Task objective: In the copy, include every entry exactly but none of the images.

Source code of charts:
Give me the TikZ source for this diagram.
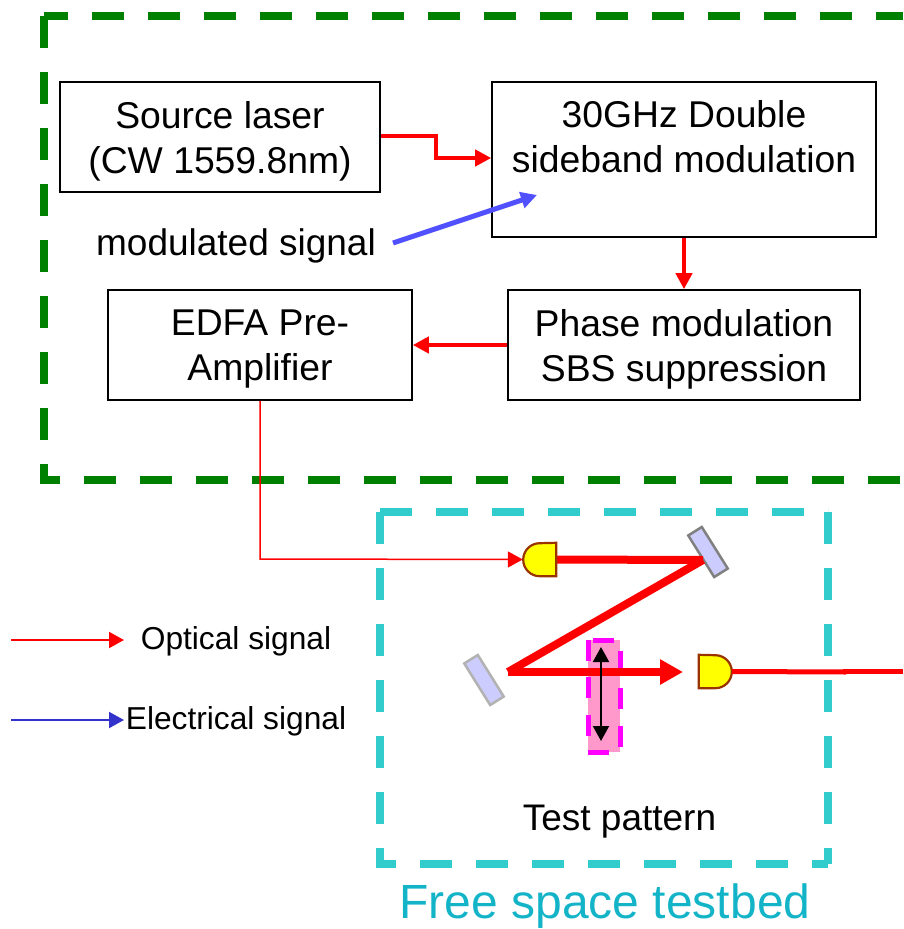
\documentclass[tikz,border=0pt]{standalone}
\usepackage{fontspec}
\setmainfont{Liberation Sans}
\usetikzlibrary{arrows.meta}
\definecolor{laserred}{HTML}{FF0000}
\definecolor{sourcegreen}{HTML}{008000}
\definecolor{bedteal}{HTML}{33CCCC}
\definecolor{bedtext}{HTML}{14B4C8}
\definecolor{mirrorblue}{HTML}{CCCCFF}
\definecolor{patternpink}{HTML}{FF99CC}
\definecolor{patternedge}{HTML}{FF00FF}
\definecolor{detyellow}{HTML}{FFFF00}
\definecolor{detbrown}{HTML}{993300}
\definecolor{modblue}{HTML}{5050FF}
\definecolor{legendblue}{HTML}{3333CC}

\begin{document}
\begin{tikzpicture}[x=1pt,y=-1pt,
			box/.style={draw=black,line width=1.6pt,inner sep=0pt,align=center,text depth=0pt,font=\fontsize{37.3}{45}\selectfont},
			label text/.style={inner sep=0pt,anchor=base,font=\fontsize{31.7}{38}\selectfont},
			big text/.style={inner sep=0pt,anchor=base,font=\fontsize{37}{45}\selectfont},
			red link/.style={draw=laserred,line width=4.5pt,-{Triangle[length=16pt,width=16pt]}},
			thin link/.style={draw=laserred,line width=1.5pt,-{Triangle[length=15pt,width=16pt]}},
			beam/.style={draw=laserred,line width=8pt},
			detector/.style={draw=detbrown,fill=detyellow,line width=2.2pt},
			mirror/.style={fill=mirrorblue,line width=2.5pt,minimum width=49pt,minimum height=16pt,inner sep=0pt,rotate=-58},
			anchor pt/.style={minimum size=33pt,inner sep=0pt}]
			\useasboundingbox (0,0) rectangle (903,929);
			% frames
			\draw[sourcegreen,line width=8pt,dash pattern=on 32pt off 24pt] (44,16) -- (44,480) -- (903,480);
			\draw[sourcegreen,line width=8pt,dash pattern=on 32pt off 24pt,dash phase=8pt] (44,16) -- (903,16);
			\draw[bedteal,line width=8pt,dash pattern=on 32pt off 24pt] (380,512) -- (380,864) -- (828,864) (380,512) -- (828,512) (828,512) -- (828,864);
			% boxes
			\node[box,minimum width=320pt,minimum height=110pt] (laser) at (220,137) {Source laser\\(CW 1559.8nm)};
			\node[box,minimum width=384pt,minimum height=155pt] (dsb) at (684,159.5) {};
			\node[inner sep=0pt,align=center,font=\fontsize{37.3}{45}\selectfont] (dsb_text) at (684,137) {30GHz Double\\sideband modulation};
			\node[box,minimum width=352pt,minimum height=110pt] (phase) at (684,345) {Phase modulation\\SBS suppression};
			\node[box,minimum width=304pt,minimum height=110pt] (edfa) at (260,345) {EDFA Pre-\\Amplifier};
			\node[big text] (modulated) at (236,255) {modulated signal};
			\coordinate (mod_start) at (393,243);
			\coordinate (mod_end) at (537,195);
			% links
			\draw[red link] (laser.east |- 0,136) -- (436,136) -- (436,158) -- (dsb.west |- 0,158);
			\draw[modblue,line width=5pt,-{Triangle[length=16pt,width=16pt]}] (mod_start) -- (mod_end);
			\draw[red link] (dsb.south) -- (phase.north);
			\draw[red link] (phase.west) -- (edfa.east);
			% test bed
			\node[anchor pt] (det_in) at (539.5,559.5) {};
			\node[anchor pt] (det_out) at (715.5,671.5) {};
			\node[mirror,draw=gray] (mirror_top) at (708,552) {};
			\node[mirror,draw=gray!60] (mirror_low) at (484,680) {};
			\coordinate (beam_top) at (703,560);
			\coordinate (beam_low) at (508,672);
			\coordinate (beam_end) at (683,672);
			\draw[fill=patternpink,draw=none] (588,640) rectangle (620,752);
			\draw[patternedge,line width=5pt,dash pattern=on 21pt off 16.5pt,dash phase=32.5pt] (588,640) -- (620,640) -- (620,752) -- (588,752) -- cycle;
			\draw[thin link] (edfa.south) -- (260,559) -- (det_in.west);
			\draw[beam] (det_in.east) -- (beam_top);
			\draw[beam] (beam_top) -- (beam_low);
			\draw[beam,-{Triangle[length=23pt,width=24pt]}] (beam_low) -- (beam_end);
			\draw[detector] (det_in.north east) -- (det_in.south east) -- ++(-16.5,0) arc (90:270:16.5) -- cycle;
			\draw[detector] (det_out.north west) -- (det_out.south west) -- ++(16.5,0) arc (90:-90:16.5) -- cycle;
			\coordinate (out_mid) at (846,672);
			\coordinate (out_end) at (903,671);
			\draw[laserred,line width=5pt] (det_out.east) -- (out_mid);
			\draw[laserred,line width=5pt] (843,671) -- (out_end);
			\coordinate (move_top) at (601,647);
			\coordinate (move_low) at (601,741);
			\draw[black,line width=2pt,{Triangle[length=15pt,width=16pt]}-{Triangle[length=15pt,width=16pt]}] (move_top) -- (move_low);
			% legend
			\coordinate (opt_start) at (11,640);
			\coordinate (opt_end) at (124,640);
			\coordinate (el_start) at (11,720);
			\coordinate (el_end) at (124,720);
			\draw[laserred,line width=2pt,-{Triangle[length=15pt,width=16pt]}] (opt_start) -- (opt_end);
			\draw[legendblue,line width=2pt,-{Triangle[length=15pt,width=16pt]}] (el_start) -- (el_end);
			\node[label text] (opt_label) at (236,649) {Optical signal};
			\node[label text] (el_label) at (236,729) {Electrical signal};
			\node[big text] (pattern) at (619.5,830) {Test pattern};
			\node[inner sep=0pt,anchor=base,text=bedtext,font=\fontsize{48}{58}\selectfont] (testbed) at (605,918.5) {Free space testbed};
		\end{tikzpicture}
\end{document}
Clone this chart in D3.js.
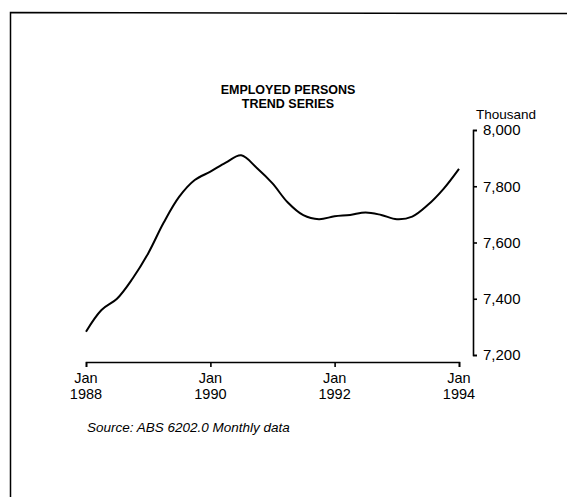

Written response:
Give me the TikZ source for this diagram.
\documentclass[tikz,border=0pt]{standalone}
\usepackage{fontspec}
\setmainfont{Liberation Sans}
\usetikzlibrary{arrows.meta}
\definecolor{laserred}{HTML}{FF0000}
\definecolor{sourcegreen}{HTML}{008000}
\definecolor{bedteal}{HTML}{33CCCC}
\definecolor{bedtext}{HTML}{14B4C8}
\definecolor{mirrorblue}{HTML}{CCCCFF}
\definecolor{patternpink}{HTML}{FF99CC}
\definecolor{patternedge}{HTML}{FF00FF}
\definecolor{detyellow}{HTML}{FFFF00}
\definecolor{detbrown}{HTML}{993300}
\definecolor{modblue}{HTML}{5050FF}
\definecolor{legendblue}{HTML}{3333CC}

\begin{document}
\begin{tikzpicture}[x=1pt,y=-1pt,
			box/.style={draw=black,line width=1.6pt,inner sep=0pt,align=center,text depth=0pt,font=\fontsize{37.3}{45}\selectfont},
			label text/.style={inner sep=0pt,anchor=base,font=\fontsize{31.7}{38}\selectfont},
			big text/.style={inner sep=0pt,anchor=base,font=\fontsize{37}{45}\selectfont},
			red link/.style={draw=laserred,line width=4.5pt,-{Triangle[length=16pt,width=16pt]}},
			thin link/.style={draw=laserred,line width=1.5pt,-{Triangle[length=15pt,width=16pt]}},
			beam/.style={draw=laserred,line width=8pt},
			detector/.style={draw=detbrown,fill=detyellow,line width=2.2pt},
			mirror/.style={fill=mirrorblue,line width=2.5pt,minimum width=49pt,minimum height=16pt,inner sep=0pt,rotate=-58},
			anchor pt/.style={minimum size=33pt,inner sep=0pt}]
			\useasboundingbox (0,0) rectangle (903,929);
			% frames
			\draw[sourcegreen,line width=8pt,dash pattern=on 32pt off 24pt] (44,16) -- (44,480) -- (903,480);
			\draw[sourcegreen,line width=8pt,dash pattern=on 32pt off 24pt,dash phase=8pt] (44,16) -- (903,16);
			\draw[bedteal,line width=8pt,dash pattern=on 32pt off 24pt] (380,512) -- (380,864) -- (828,864) (380,512) -- (828,512) (828,512) -- (828,864);
			% boxes
			\node[box,minimum width=320pt,minimum height=110pt] (laser) at (220,137) {Source laser\\(CW 1559.8nm)};
			\node[box,minimum width=384pt,minimum height=155pt] (dsb) at (684,159.5) {};
			\node[inner sep=0pt,align=center,font=\fontsize{37.3}{45}\selectfont] (dsb_text) at (684,137) {30GHz Double\\sideband modulation};
			\node[box,minimum width=352pt,minimum height=110pt] (phase) at (684,345) {Phase modulation\\SBS suppression};
			\node[box,minimum width=304pt,minimum height=110pt] (edfa) at (260,345) {EDFA Pre-\\Amplifier};
			\node[big text] (modulated) at (236,255) {modulated signal};
			\coordinate (mod_start) at (393,243);
			\coordinate (mod_end) at (537,195);
			% links
			\draw[red link] (laser.east |- 0,136) -- (436,136) -- (436,158) -- (dsb.west |- 0,158);
			\draw[modblue,line width=5pt,-{Triangle[length=16pt,width=16pt]}] (mod_start) -- (mod_end);
			\draw[red link] (dsb.south) -- (phase.north);
			\draw[red link] (phase.west) -- (edfa.east);
			% test bed
			\node[anchor pt] (det_in) at (539.5,559.5) {};
			\node[anchor pt] (det_out) at (715.5,671.5) {};
			\node[mirror,draw=gray] (mirror_top) at (708,552) {};
			\node[mirror,draw=gray!60] (mirror_low) at (484,680) {};
			\coordinate (beam_top) at (703,560);
			\coordinate (beam_low) at (508,672);
			\coordinate (beam_end) at (683,672);
			\draw[fill=patternpink,draw=none] (588,640) rectangle (620,752);
			\draw[patternedge,line width=5pt,dash pattern=on 21pt off 16.5pt,dash phase=32.5pt] (588,640) -- (620,640) -- (620,752) -- (588,752) -- cycle;
			\draw[thin link] (edfa.south) -- (260,559) -- (det_in.west);
			\draw[beam] (det_in.east) -- (beam_top);
			\draw[beam] (beam_top) -- (beam_low);
			\draw[beam,-{Triangle[length=23pt,width=24pt]}] (beam_low) -- (beam_end);
			\draw[detector] (det_in.north east) -- (det_in.south east) -- ++(-16.5,0) arc (90:270:16.5) -- cycle;
			\draw[detector] (det_out.north west) -- (det_out.south west) -- ++(16.5,0) arc (90:-90:16.5) -- cycle;
			\coordinate (out_mid) at (846,672);
			\coordinate (out_end) at (903,671);
			\draw[laserred,line width=5pt] (det_out.east) -- (out_mid);
			\draw[laserred,line width=5pt] (843,671) -- (out_end);
			\coordinate (move_top) at (601,647);
			\coordinate (move_low) at (601,741);
			\draw[black,line width=2pt,{Triangle[length=15pt,width=16pt]}-{Triangle[length=15pt,width=16pt]}] (move_top) -- (move_low);
			% legend
			\coordinate (opt_start) at (11,640);
			\coordinate (opt_end) at (124,640);
			\coordinate (el_start) at (11,720);
			\coordinate (el_end) at (124,720);
			\draw[laserred,line width=2pt,-{Triangle[length=15pt,width=16pt]}] (opt_start) -- (opt_end);
			\draw[legendblue,line width=2pt,-{Triangle[length=15pt,width=16pt]}] (el_start) -- (el_end);
			\node[label text] (opt_label) at (236,649) {Optical signal};
			\node[label text] (el_label) at (236,729) {Electrical signal};
			\node[big text] (pattern) at (619.5,830) {Test pattern};
			\node[inner sep=0pt,anchor=base,text=bedtext,font=\fontsize{48}{58}\selectfont] (testbed) at (605,918.5) {Free space testbed};
		\end{tikzpicture}
\end{document}
Clone this chart in D3.js.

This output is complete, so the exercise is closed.